• _EXERCISE TASK_: Give an exact transcription of every line, dropping the images.

• _SUPPLIED MATERIAL_:
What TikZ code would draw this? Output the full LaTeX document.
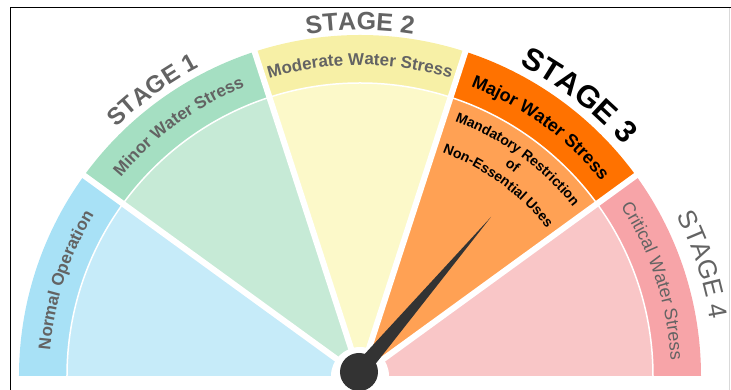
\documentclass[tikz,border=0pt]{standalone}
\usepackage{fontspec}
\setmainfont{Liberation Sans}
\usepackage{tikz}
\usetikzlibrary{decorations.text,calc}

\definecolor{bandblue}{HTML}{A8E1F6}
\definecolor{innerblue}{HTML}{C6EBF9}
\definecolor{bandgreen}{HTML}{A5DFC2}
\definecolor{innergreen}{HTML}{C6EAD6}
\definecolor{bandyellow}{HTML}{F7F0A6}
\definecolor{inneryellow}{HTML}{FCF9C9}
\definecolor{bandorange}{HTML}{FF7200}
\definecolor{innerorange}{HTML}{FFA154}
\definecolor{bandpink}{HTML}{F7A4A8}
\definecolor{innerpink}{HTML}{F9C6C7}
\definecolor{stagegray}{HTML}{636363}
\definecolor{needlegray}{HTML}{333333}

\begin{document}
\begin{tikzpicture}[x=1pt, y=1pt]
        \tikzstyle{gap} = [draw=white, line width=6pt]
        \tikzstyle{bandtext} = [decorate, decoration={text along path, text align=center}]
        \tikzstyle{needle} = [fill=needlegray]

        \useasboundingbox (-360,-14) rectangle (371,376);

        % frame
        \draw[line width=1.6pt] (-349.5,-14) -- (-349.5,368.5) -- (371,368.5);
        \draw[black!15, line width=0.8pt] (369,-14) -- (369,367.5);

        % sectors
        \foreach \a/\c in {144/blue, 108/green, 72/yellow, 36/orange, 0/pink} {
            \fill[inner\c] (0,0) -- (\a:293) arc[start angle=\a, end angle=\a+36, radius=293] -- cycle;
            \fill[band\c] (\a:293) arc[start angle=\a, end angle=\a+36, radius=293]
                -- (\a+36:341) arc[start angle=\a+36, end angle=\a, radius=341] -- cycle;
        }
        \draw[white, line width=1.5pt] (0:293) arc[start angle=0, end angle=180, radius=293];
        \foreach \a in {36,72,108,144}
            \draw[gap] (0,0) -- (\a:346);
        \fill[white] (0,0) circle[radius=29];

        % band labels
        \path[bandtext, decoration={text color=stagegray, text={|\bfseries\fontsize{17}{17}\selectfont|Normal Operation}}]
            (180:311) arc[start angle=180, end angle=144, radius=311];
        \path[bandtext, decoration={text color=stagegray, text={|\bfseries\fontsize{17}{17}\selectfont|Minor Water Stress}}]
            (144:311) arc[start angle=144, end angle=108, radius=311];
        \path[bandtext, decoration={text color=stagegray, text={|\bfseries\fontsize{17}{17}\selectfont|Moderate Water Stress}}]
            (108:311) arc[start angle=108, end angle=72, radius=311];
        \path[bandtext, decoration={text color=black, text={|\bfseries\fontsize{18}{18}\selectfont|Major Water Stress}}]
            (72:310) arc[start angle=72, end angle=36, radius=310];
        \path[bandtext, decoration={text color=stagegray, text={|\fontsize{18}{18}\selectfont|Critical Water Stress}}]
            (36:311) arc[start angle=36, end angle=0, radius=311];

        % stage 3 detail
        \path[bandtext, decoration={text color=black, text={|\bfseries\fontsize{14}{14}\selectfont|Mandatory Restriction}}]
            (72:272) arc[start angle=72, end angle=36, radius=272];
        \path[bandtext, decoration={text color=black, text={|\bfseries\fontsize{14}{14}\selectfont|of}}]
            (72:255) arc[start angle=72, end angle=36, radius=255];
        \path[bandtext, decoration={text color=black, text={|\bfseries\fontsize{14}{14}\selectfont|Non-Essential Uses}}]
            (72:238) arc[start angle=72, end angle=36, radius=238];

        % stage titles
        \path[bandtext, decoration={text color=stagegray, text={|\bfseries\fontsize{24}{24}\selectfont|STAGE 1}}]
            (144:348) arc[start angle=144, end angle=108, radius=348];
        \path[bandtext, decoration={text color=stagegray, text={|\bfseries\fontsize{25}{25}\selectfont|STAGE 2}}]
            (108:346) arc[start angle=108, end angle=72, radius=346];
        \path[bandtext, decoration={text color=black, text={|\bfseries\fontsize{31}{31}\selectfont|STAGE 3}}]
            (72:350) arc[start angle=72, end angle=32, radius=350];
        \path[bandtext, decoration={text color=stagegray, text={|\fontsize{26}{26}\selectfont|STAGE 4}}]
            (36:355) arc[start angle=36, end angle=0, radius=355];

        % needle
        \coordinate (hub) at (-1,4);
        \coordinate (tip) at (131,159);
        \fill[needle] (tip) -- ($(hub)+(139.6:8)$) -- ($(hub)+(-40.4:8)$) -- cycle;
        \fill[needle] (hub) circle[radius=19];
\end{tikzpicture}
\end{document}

• _TASK ANSWER_:
What TikZ code would draw this? Output the full LaTeX document.
\documentclass[tikz,border=0pt]{standalone}
\usepackage{fontspec}
\setmainfont{Liberation Sans}
\usepackage{tikz}
\usetikzlibrary{decorations.text,calc}

\definecolor{bandblue}{HTML}{A8E1F6}
\definecolor{innerblue}{HTML}{C6EBF9}
\definecolor{bandgreen}{HTML}{A5DFC2}
\definecolor{innergreen}{HTML}{C6EAD6}
\definecolor{bandyellow}{HTML}{F7F0A6}
\definecolor{inneryellow}{HTML}{FCF9C9}
\definecolor{bandorange}{HTML}{FF7200}
\definecolor{innerorange}{HTML}{FFA154}
\definecolor{bandpink}{HTML}{F7A4A8}
\definecolor{innerpink}{HTML}{F9C6C7}
\definecolor{stagegray}{HTML}{636363}
\definecolor{needlegray}{HTML}{333333}

\begin{document}
\begin{tikzpicture}[x=1pt, y=1pt]
        \tikzstyle{gap} = [draw=white, line width=6pt]
        \tikzstyle{bandtext} = [decorate, decoration={text along path, text align=center}]
        \tikzstyle{needle} = [fill=needlegray]

        \useasboundingbox (-360,-14) rectangle (371,376);

        % frame
        \draw[line width=1.6pt] (-349.5,-14) -- (-349.5,368.5) -- (371,368.5);
        \draw[black!15, line width=0.8pt] (369,-14) -- (369,367.5);

        % sectors
        \foreach \a/\c in {144/blue, 108/green, 72/yellow, 36/orange, 0/pink} {
            \fill[inner\c] (0,0) -- (\a:293) arc[start angle=\a, end angle=\a+36, radius=293] -- cycle;
            \fill[band\c] (\a:293) arc[start angle=\a, end angle=\a+36, radius=293]
                -- (\a+36:341) arc[start angle=\a+36, end angle=\a, radius=341] -- cycle;
        }
        \draw[white, line width=1.5pt] (0:293) arc[start angle=0, end angle=180, radius=293];
        \foreach \a in {36,72,108,144}
            \draw[gap] (0,0) -- (\a:346);
        \fill[white] (0,0) circle[radius=29];

        % band labels
        \path[bandtext, decoration={text color=stagegray, text={|\bfseries\fontsize{17}{17}\selectfont|Normal Operation}}]
            (180:311) arc[start angle=180, end angle=144, radius=311];
        \path[bandtext, decoration={text color=stagegray, text={|\bfseries\fontsize{17}{17}\selectfont|Minor Water Stress}}]
            (144:311) arc[start angle=144, end angle=108, radius=311];
        \path[bandtext, decoration={text color=stagegray, text={|\bfseries\fontsize{17}{17}\selectfont|Moderate Water Stress}}]
            (108:311) arc[start angle=108, end angle=72, radius=311];
        \path[bandtext, decoration={text color=black, text={|\bfseries\fontsize{18}{18}\selectfont|Major Water Stress}}]
            (72:310) arc[start angle=72, end angle=36, radius=310];
        \path[bandtext, decoration={text color=stagegray, text={|\fontsize{18}{18}\selectfont|Critical Water Stress}}]
            (36:311) arc[start angle=36, end angle=0, radius=311];

        % stage 3 detail
        \path[bandtext, decoration={text color=black, text={|\bfseries\fontsize{14}{14}\selectfont|Mandatory Restriction}}]
            (72:272) arc[start angle=72, end angle=36, radius=272];
        \path[bandtext, decoration={text color=black, text={|\bfseries\fontsize{14}{14}\selectfont|of}}]
            (72:255) arc[start angle=72, end angle=36, radius=255];
        \path[bandtext, decoration={text color=black, text={|\bfseries\fontsize{14}{14}\selectfont|Non-Essential Uses}}]
            (72:238) arc[start angle=72, end angle=36, radius=238];

        % stage titles
        \path[bandtext, decoration={text color=stagegray, text={|\bfseries\fontsize{24}{24}\selectfont|STAGE 1}}]
            (144:348) arc[start angle=144, end angle=108, radius=348];
        \path[bandtext, decoration={text color=stagegray, text={|\bfseries\fontsize{25}{25}\selectfont|STAGE 2}}]
            (108:346) arc[start angle=108, end angle=72, radius=346];
        \path[bandtext, decoration={text color=black, text={|\bfseries\fontsize{31}{31}\selectfont|STAGE 3}}]
            (72:350) arc[start angle=72, end angle=32, radius=350];
        \path[bandtext, decoration={text color=stagegray, text={|\fontsize{26}{26}\selectfont|STAGE 4}}]
            (36:355) arc[start angle=36, end angle=0, radius=355];

        % needle
        \coordinate (hub) at (-1,4);
        \coordinate (tip) at (131,159);
        \fill[needle] (tip) -- ($(hub)+(139.6:8)$) -- ($(hub)+(-40.4:8)$) -- cycle;
        \fill[needle] (hub) circle[radius=19];
\end{tikzpicture}
\end{document}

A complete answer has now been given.